Information supplied =
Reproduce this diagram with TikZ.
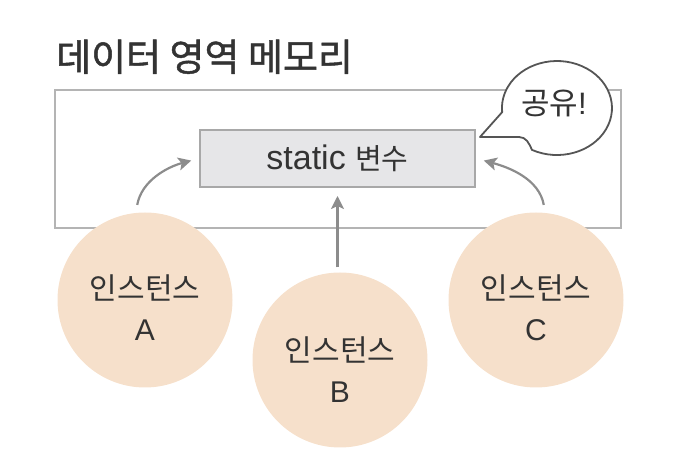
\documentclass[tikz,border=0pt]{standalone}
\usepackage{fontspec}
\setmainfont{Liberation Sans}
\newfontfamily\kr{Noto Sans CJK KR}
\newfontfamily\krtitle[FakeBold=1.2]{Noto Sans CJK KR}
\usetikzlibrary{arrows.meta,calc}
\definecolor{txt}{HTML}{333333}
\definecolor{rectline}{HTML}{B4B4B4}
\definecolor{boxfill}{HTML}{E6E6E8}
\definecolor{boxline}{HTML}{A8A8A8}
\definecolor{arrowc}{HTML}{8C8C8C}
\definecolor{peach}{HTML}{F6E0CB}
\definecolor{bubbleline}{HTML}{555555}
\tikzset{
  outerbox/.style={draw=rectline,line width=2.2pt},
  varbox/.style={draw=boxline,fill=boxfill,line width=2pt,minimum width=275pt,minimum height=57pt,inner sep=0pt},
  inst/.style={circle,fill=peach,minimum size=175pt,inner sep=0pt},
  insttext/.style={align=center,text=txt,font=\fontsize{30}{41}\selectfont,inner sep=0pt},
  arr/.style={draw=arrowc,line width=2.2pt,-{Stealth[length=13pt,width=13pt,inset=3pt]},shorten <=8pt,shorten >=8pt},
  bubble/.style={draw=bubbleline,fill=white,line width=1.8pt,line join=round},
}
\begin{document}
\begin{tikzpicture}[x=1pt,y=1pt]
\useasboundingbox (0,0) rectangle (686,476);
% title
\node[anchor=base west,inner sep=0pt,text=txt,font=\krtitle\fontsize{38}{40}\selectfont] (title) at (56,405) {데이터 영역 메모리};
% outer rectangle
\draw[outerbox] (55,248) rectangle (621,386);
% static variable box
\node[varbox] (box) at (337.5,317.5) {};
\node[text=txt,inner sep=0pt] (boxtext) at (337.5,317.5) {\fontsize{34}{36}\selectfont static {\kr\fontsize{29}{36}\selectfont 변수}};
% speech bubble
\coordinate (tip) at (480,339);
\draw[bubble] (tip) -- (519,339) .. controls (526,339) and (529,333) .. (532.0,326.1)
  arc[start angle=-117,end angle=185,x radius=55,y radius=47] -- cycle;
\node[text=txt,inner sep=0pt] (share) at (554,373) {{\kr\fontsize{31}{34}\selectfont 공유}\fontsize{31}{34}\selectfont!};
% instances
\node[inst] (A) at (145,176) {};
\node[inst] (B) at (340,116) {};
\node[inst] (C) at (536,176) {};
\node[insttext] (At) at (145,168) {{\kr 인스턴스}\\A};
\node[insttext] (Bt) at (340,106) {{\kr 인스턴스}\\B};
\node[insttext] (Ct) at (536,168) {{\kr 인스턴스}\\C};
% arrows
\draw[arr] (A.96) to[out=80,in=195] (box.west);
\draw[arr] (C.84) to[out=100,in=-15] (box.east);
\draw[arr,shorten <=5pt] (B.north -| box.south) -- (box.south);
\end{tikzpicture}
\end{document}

...

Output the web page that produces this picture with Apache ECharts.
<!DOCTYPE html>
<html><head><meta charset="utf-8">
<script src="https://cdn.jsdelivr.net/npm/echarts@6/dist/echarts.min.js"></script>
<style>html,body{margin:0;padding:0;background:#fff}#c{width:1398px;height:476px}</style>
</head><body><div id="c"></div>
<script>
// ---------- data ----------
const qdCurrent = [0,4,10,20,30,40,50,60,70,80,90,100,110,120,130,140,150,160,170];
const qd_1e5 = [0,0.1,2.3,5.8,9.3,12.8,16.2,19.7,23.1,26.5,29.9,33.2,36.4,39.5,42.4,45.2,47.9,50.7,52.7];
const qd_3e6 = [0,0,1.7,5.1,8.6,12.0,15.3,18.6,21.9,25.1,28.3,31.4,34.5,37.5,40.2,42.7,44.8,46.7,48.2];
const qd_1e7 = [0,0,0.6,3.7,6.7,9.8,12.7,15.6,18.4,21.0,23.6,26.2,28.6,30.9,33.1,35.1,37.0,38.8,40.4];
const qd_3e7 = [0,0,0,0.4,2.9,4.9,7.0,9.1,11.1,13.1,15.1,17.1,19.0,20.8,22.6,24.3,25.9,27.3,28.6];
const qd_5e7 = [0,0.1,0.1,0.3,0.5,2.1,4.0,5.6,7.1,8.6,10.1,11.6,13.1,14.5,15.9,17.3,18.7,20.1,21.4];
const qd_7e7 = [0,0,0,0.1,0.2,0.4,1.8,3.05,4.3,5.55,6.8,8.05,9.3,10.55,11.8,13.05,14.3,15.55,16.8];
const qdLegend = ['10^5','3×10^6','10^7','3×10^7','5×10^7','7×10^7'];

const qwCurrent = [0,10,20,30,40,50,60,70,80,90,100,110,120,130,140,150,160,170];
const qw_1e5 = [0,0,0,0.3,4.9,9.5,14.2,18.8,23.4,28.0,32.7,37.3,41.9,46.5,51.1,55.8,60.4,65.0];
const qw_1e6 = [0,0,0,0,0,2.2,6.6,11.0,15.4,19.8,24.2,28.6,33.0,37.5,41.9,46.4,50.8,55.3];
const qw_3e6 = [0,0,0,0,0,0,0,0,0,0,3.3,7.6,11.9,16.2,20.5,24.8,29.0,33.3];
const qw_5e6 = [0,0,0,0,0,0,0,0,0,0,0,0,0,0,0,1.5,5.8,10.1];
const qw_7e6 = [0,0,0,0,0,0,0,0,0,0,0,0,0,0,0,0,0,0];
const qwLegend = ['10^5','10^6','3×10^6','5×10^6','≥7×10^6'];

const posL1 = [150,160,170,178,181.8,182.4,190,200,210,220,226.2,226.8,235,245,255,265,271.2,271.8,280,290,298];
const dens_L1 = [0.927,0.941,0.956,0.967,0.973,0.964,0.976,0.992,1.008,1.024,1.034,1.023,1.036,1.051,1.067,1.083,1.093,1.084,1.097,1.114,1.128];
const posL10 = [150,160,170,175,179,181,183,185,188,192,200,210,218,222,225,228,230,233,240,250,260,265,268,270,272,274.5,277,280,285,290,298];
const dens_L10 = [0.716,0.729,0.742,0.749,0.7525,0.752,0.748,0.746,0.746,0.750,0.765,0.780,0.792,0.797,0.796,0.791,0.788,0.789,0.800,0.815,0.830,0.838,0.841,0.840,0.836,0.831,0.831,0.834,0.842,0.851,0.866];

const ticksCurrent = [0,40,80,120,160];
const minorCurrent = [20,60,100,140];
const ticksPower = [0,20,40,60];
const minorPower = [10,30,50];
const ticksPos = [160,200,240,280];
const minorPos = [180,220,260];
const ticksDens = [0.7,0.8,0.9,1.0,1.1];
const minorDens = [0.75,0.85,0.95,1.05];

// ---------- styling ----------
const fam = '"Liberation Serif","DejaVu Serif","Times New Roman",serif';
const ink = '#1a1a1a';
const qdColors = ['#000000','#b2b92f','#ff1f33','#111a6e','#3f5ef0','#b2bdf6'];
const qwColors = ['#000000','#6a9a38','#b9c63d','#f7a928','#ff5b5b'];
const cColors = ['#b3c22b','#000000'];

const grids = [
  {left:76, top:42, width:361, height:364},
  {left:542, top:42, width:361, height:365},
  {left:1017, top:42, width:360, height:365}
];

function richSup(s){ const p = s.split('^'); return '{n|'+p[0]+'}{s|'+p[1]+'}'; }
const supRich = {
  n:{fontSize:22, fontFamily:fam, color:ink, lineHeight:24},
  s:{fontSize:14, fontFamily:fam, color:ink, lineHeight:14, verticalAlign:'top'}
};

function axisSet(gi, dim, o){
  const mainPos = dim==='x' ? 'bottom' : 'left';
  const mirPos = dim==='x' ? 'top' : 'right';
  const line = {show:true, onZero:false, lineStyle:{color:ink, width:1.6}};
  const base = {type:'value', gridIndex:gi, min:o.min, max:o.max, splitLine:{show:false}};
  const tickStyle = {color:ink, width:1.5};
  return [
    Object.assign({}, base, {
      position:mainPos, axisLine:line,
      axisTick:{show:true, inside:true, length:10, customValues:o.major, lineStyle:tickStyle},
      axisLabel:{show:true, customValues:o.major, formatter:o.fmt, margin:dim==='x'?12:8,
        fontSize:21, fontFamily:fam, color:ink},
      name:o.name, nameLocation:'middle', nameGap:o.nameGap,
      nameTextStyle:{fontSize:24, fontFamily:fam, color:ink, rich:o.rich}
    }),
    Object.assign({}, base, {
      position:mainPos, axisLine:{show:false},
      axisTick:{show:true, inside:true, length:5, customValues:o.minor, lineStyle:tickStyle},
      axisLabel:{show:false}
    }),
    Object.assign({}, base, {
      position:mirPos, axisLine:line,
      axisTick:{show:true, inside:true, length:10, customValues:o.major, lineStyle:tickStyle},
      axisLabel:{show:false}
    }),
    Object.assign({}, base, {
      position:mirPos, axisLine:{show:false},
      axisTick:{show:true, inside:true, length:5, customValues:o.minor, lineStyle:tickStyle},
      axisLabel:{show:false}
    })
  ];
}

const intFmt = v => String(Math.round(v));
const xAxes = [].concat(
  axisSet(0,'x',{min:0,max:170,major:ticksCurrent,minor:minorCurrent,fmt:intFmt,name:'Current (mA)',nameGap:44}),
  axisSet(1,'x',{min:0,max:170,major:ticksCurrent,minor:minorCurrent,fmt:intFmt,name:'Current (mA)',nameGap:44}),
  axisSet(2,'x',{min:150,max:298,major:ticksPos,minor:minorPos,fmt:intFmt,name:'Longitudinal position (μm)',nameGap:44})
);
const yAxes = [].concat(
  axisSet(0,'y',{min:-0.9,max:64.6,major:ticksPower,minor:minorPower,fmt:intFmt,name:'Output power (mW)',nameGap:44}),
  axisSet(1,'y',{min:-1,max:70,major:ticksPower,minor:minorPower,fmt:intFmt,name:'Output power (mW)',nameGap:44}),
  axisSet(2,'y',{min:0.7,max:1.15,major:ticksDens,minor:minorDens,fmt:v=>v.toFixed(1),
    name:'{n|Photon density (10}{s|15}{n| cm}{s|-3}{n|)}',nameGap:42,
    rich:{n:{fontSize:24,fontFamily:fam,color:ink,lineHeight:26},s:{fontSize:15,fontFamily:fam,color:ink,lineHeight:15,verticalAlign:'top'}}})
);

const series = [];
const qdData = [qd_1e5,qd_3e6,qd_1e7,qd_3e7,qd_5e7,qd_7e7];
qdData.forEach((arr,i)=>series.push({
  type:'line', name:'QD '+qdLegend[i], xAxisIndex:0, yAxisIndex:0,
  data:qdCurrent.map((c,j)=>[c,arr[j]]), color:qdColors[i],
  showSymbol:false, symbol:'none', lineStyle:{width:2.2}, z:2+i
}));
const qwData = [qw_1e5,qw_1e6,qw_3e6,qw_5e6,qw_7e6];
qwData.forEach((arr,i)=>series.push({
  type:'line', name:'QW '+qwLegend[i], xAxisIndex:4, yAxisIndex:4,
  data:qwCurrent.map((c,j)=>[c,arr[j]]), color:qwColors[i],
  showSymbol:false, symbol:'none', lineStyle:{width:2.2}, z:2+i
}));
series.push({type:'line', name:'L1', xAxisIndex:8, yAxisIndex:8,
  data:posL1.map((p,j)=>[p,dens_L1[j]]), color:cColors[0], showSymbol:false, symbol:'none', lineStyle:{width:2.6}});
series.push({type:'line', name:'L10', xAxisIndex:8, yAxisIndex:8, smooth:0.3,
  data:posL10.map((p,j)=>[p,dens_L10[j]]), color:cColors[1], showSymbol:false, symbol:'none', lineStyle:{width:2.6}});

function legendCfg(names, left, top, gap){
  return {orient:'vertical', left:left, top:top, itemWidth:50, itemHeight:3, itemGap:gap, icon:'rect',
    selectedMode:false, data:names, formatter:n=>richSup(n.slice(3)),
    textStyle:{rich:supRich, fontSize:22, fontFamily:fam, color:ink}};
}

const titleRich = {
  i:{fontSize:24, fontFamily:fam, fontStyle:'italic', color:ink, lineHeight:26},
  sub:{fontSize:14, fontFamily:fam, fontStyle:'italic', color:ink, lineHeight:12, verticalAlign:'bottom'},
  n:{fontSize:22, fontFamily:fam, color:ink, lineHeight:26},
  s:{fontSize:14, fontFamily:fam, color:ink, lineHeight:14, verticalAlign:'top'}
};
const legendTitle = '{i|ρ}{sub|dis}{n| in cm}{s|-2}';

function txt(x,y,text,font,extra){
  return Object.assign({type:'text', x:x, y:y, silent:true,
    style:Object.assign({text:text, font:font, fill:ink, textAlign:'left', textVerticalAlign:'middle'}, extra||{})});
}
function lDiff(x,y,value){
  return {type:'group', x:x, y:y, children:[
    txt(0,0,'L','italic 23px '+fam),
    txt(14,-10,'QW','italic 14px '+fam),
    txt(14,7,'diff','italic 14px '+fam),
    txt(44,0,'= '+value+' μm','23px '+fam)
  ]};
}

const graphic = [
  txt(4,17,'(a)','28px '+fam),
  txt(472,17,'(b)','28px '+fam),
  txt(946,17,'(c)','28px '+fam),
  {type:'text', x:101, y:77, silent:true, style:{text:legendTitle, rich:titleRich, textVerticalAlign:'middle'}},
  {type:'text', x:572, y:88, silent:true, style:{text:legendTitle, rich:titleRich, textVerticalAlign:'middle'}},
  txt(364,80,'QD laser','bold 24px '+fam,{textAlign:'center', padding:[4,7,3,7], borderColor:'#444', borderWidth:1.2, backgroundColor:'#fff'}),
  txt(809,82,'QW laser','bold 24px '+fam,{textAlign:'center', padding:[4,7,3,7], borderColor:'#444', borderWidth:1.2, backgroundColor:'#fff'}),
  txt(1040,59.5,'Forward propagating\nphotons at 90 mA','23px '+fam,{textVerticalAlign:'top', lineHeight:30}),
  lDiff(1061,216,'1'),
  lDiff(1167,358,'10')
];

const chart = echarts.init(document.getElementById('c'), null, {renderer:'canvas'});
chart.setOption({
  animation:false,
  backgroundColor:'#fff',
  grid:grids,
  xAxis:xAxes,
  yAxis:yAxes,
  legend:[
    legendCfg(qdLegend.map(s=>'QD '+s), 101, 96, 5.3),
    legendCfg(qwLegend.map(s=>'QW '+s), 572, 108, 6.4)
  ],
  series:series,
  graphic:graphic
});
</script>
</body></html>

--

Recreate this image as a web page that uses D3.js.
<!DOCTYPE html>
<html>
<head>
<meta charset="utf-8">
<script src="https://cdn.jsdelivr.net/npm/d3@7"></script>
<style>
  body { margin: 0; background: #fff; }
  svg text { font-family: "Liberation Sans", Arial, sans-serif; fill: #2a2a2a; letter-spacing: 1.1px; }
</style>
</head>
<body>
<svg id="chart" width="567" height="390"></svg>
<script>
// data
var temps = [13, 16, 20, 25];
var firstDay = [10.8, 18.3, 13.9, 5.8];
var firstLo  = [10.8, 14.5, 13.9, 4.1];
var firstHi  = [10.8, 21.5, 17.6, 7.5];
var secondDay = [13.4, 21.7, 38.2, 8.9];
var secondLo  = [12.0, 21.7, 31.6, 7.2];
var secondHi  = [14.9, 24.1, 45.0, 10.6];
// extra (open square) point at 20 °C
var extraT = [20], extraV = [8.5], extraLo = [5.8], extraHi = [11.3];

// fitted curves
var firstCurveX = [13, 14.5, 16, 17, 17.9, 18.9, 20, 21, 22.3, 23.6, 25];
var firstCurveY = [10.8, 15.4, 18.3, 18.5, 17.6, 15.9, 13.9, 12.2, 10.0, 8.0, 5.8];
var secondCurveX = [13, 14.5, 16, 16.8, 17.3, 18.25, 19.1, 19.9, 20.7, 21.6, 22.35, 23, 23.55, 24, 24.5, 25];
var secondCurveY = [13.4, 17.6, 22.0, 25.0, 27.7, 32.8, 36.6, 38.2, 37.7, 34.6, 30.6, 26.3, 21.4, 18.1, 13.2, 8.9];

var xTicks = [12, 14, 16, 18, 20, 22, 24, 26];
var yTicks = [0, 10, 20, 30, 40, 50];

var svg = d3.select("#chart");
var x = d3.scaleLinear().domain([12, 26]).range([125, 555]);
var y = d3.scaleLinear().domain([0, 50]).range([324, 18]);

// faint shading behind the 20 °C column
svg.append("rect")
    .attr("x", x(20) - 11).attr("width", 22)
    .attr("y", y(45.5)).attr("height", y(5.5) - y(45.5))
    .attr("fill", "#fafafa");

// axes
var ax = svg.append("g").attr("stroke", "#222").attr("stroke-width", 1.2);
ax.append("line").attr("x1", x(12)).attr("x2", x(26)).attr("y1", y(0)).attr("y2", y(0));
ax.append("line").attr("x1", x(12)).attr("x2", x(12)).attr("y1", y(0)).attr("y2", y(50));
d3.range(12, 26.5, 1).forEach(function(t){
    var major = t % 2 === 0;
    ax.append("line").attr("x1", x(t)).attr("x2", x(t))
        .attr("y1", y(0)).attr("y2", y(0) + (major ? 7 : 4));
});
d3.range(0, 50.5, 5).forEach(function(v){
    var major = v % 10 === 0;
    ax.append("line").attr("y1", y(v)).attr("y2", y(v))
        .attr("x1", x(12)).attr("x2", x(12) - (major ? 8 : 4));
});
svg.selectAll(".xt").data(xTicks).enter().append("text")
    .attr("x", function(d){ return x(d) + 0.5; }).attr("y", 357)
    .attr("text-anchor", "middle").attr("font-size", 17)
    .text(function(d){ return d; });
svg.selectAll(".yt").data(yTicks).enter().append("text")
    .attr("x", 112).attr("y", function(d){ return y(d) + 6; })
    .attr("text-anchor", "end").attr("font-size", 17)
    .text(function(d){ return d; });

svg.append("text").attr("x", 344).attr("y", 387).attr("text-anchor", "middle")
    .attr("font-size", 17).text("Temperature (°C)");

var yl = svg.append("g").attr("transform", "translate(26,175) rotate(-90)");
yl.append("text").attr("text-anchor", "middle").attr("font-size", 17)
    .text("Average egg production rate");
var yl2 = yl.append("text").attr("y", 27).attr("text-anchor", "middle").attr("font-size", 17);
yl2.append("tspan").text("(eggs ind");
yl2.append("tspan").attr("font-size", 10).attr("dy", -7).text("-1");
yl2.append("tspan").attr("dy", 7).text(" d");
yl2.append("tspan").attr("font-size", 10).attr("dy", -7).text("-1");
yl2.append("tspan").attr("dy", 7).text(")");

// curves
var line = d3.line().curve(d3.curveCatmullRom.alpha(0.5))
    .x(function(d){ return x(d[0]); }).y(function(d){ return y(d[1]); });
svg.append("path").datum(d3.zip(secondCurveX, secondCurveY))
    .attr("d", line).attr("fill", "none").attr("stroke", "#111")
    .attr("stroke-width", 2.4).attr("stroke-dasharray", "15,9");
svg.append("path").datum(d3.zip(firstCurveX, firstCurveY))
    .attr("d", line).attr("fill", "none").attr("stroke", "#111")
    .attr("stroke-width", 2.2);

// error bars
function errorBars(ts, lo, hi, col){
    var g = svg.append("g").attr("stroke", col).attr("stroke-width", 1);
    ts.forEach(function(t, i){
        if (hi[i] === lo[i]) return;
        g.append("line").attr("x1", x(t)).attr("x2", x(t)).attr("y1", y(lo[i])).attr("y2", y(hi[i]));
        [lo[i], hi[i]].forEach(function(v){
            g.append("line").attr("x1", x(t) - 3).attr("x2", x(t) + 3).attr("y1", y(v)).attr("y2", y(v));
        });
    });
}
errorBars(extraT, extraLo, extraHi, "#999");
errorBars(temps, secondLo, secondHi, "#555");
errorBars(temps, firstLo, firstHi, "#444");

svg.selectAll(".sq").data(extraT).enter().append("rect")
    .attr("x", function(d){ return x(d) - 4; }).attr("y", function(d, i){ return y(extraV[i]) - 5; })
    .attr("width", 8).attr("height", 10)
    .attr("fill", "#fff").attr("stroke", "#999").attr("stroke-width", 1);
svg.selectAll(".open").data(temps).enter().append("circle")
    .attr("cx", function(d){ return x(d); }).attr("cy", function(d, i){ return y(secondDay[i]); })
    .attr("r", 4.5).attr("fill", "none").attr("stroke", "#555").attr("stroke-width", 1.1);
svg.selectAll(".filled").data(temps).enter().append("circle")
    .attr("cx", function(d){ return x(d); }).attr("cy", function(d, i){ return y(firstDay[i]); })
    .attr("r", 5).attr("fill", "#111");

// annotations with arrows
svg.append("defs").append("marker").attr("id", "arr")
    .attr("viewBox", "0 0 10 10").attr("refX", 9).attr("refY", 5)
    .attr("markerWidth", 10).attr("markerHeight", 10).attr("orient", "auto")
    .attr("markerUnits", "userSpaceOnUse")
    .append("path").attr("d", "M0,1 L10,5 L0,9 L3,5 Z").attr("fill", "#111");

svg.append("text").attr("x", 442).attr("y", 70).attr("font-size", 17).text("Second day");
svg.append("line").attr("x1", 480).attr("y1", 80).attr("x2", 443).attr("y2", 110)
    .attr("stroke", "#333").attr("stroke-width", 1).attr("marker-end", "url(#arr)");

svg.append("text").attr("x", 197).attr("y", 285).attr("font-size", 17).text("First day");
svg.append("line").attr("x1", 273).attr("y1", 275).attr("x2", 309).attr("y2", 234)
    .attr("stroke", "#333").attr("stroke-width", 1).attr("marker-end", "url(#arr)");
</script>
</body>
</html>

Task directions = Only the number is required: the count of lines containing the word "this".

Exercise response = 3